Все это позволяет говорить об относительности данных по итогам карательной политики, проводимой органами ВЧК. Следовательно, официальные цифры не совсем точны. В то же время, нельзя согласится с позицией С. В. Леонова о десятикратном занижении официальных показателей. Для большевиков публикация статистики о расстрелах в какой-то мере была элементом классовой борьбы, что вряд ли могло способствовать такому занижению цифр. Можно согласиться с мнением историка О.Б. Мозохина, исследовавшего не только официальные отчеты, но и протоколы местных чрезвычайных комиссий, что эта цифра не может быть более 50 000 чел[176]. Представляется более важным учитывать тот факт, что в условиях классовой борьбы и особенностей карательной политики большевиков среди них была определенная часть лиц, которая была расстреляна без соответствующей нормам права доказательной базы.

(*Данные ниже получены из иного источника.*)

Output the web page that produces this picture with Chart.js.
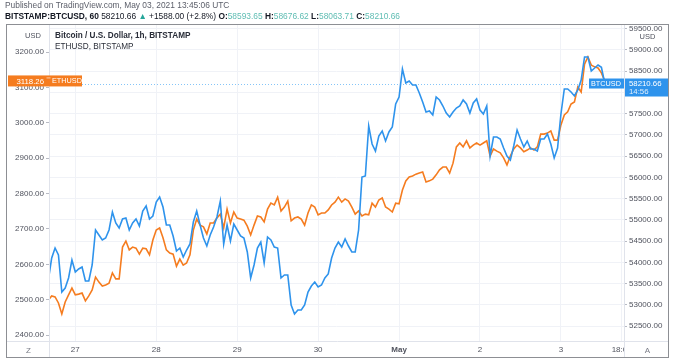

Как правило, обвинение строилось на том, что арестованные были бывшими дворянами и офицерами царской армии.

Таким образом, репрессивная политика чекистов в годы Гражданской войны находилась под влиянием целого ряда факторов, среди которых ключевую роль играли позиция центральной власти, всеобъемлющий антагонизм в обществе и Гражданская война. Очевидно, что направление деятельности чекистов в проведении карательной политики задавалось большевистской властью. В этом контексте органы госбезопасности Советской России были лишь одним из субъектов красного террора. Влияние Гражданской войны было одним из определяющих. Количество расстрелов находилось в прямой зависимости от близости фронта и наличия контрреволюционных выступлений. Все происходило в обстановке ненависти и крайней жестокости как с одной стороны, так и с другой. Последнее было следствием непреодолимого антагонизма в обществе, истоки которого имели глубокие корни, уходящие еще в дореволюционное время.